Bank worries drag Dow down by 185 points
The break in the stock market’s recent rally was widely expected.
NEW YORK (AP) — A stock market ripe for a big pullback succumbed Tuesday, plunging when rumors of a bank failure revived investors’ anxiety about the banking industry and the economy as a whole.
A batch of economic reports that just weren’t good enough added to the mix as the major indexes all fell about 2 percent and the Dow Jones industrials slid 185 points. Treasury prices, usually the beneficiary of a slide in stocks, ended only moderately higher.
A break in the market’s rally was widely expected because pressure to sell has been building for some time. While the major indexes finished August with respectable gains, including a 3.4 percent rise in the Standard & Poor’s 500, trading was erratic and there was little conviction behind the advances. Analysts warned that investors were doubting whether they should have bid stocks so high in the rally that began six months ago.
So it wasn’t surprising that, after the Dow was up 60 points in response to a seemingly better-than-expected reading on manufacturing, something like a rumor about a possible bank failure could take the market down.

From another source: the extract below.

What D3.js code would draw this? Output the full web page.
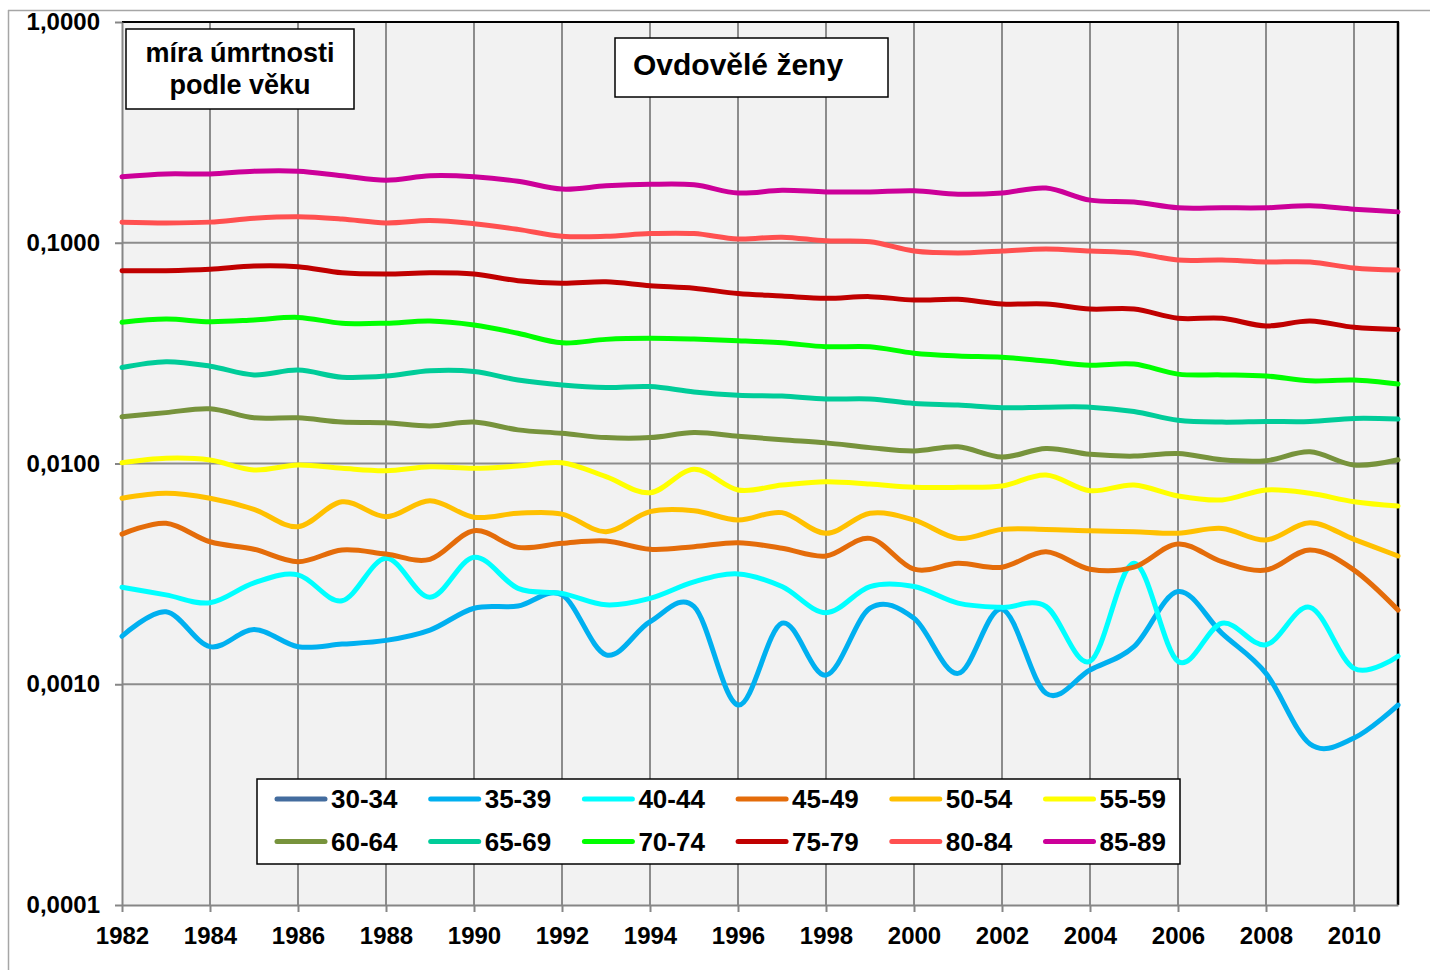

“Some time midmorning, rumors came out that a large bank could be in trouble,” said Ryan Detrick, senior technical strategist at Schaeffer’s Investment Research. “That’s all it takes to spook this market.”
The Dow’s drop virtually equaled a 186-point slide two weeks ago that the market later recovered from, sending stocks to their highest levels in almost 10 months. Dan Deming, a trader with Strutland Equities in Chicago, said it didn’t appear much had changed in the market since then, but investors have grown more nervous as stocks have pushed higher and that was enough to tip off heavy selling.
“It’s really more psychological right now than anything. The first day of September — the market shows some weakness and then it just kind of starts to feed on itself,” he said. “Everybody is kind of looking over their shoulder.”
Deming referred to the fact that many investors had some fear of what might happen in September, which historically has been the worst month for stocks. Many analysts said the change in calendar was one of many factors that created a critical mass of sorts for the market and fueled Tuesday’s drop.
Banks and insurance companies were among the most notable losers amid the fears of bank failures, but they also had been pumped up the most in the rally that lifted the market more than 50 percent since hitting 12-year lows in March. With the government reporting last week that 400 banks were in trouble during the second quarter, investors’ anxiety about the health of the financial industry was heightened and so rumors that investors might shrug off in less fractious times became powerful enough to cause sustained losses.